Exercise: Using the data below, return the stretch from the line that contains "Convert this chart to matplotlib code." through the line that contains "plt.rcParams['mathtext.rm'] = 'Liberation", both included, exactly as it stands and nothing beyond it.

Exercise input:
§
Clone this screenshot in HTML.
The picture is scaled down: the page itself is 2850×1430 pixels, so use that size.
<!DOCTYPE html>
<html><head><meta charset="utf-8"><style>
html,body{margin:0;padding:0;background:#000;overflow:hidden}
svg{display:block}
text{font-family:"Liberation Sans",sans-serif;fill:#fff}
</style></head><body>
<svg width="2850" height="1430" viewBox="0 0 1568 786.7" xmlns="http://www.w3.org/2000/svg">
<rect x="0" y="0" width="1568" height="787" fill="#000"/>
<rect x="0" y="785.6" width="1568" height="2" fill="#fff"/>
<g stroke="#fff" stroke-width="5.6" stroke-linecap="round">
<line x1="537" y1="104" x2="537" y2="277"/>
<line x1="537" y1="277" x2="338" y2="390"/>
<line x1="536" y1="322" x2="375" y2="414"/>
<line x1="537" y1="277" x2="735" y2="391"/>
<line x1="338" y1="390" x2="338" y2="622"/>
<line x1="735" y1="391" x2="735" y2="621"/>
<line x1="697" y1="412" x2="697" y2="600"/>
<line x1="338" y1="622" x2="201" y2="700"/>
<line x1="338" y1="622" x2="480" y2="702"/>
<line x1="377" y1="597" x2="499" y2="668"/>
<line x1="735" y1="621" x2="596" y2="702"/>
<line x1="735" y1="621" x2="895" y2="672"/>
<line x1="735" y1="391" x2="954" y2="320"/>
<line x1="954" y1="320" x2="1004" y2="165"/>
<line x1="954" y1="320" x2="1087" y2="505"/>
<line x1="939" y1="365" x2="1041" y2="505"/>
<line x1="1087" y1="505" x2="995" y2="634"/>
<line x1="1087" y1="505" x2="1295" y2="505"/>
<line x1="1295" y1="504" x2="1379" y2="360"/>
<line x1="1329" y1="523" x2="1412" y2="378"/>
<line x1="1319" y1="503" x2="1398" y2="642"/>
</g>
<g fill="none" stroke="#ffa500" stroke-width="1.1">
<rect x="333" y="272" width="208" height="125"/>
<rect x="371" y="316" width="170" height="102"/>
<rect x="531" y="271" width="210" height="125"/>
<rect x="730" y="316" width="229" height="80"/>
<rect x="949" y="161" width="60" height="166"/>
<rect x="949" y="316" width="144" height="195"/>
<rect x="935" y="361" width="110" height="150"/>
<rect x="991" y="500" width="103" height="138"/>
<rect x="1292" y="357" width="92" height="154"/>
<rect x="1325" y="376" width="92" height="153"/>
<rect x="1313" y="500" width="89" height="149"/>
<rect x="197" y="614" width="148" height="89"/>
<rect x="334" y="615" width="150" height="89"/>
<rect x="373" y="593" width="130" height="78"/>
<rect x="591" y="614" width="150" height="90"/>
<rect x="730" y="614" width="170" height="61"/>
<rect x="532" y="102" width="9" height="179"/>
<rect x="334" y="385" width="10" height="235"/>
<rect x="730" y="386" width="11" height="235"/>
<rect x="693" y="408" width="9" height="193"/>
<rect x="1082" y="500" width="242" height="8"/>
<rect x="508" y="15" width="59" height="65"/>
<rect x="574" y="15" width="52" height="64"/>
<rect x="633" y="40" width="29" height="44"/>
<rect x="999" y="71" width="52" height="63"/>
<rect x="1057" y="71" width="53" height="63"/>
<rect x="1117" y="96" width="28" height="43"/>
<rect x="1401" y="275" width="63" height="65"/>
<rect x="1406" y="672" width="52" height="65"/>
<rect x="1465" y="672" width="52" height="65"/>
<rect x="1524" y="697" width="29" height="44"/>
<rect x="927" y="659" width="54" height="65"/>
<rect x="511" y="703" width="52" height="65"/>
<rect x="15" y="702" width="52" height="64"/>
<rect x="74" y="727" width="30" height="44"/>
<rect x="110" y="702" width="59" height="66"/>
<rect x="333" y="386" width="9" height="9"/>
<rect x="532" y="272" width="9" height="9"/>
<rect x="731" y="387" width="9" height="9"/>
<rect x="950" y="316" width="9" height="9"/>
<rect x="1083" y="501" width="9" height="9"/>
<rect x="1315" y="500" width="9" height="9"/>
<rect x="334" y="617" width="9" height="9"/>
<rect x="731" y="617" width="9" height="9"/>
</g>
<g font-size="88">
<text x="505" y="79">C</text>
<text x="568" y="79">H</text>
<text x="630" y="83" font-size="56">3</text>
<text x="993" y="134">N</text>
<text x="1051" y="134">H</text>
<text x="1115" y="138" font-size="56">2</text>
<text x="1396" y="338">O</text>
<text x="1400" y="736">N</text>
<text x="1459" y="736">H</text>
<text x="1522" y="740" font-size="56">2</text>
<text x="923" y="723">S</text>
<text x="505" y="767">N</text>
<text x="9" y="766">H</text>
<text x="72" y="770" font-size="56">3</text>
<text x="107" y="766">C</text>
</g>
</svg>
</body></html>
§
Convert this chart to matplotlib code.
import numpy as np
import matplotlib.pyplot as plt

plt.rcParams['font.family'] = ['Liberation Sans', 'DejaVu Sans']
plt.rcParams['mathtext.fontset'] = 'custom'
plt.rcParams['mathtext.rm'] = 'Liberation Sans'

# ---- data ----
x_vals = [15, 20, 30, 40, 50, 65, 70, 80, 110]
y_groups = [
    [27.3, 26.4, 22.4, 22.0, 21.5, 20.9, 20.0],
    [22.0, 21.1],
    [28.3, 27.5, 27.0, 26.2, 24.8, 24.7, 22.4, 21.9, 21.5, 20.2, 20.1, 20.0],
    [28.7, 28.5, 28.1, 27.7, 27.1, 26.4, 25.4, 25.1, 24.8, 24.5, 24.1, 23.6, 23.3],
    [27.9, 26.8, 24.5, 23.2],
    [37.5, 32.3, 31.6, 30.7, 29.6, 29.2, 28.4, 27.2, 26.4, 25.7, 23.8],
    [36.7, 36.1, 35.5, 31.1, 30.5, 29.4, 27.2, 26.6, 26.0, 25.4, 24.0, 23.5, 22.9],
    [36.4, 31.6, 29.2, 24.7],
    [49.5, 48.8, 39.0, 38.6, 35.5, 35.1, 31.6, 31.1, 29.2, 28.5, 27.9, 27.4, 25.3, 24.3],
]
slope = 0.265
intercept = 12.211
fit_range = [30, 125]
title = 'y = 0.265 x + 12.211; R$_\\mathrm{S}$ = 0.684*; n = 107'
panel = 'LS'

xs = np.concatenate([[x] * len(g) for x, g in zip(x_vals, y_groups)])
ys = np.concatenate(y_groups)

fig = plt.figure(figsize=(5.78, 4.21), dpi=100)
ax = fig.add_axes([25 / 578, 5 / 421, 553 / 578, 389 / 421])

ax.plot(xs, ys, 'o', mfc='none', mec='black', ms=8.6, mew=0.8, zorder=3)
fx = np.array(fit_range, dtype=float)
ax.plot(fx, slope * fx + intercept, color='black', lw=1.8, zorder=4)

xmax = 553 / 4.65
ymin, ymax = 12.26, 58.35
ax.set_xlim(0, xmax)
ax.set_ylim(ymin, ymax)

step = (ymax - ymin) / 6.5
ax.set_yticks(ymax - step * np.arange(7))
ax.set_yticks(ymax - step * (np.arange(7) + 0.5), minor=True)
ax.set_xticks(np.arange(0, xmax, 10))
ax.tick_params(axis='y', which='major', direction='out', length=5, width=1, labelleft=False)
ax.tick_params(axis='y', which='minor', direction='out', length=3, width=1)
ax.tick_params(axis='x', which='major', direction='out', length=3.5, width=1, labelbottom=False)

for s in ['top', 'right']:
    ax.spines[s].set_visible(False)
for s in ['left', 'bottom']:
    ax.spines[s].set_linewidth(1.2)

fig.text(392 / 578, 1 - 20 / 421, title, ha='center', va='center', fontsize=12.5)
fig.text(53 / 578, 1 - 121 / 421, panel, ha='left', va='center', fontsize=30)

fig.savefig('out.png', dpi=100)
§
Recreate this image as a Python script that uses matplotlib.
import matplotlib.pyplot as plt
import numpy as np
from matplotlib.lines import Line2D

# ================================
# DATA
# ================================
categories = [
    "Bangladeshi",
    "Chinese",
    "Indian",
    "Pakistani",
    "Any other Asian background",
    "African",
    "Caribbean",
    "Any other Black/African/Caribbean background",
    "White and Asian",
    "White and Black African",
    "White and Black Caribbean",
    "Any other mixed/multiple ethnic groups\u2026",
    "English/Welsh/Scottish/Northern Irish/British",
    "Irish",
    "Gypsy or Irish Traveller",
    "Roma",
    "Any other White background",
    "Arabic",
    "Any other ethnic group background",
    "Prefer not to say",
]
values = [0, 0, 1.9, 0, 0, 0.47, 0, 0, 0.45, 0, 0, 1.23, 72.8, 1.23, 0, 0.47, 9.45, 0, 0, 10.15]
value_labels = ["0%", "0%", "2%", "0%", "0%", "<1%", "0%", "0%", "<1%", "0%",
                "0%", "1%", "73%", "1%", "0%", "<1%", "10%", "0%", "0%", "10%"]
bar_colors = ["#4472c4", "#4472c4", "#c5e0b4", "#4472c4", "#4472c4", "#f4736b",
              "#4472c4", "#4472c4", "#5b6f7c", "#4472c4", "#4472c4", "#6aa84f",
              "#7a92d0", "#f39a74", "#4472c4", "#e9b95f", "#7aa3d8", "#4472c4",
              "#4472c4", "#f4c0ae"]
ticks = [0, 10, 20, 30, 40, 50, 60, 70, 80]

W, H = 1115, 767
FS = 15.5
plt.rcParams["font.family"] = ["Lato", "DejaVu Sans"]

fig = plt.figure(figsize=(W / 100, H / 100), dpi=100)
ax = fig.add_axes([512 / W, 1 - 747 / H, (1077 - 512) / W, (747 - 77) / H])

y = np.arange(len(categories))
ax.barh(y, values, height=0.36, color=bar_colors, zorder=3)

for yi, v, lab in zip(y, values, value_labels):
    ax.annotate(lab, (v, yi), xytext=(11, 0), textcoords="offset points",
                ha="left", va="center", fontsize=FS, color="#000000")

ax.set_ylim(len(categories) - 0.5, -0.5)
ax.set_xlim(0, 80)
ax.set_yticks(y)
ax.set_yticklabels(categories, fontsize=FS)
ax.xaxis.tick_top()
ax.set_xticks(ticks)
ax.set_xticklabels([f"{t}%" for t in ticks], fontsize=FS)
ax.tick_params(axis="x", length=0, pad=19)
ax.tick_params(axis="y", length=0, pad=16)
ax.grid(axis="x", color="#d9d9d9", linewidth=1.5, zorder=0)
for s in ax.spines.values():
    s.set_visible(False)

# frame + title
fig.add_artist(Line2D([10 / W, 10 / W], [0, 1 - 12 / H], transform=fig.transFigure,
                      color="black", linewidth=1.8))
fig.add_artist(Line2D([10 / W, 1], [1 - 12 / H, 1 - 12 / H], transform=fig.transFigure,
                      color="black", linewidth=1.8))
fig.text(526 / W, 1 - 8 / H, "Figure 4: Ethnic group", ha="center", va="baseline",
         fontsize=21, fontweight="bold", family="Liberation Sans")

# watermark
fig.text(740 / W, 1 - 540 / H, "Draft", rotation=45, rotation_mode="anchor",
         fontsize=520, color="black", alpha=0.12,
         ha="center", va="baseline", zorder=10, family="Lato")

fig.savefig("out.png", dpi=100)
§
Right answer:
Convert this chart to matplotlib code.
import numpy as np
import matplotlib.pyplot as plt

plt.rcParams['font.family'] = ['Liberation Sans', 'DejaVu Sans']
plt.rcParams['mathtext.fontset'] = 'custom'
plt.rcParams['mathtext.rm'] = 'Liberation Sans'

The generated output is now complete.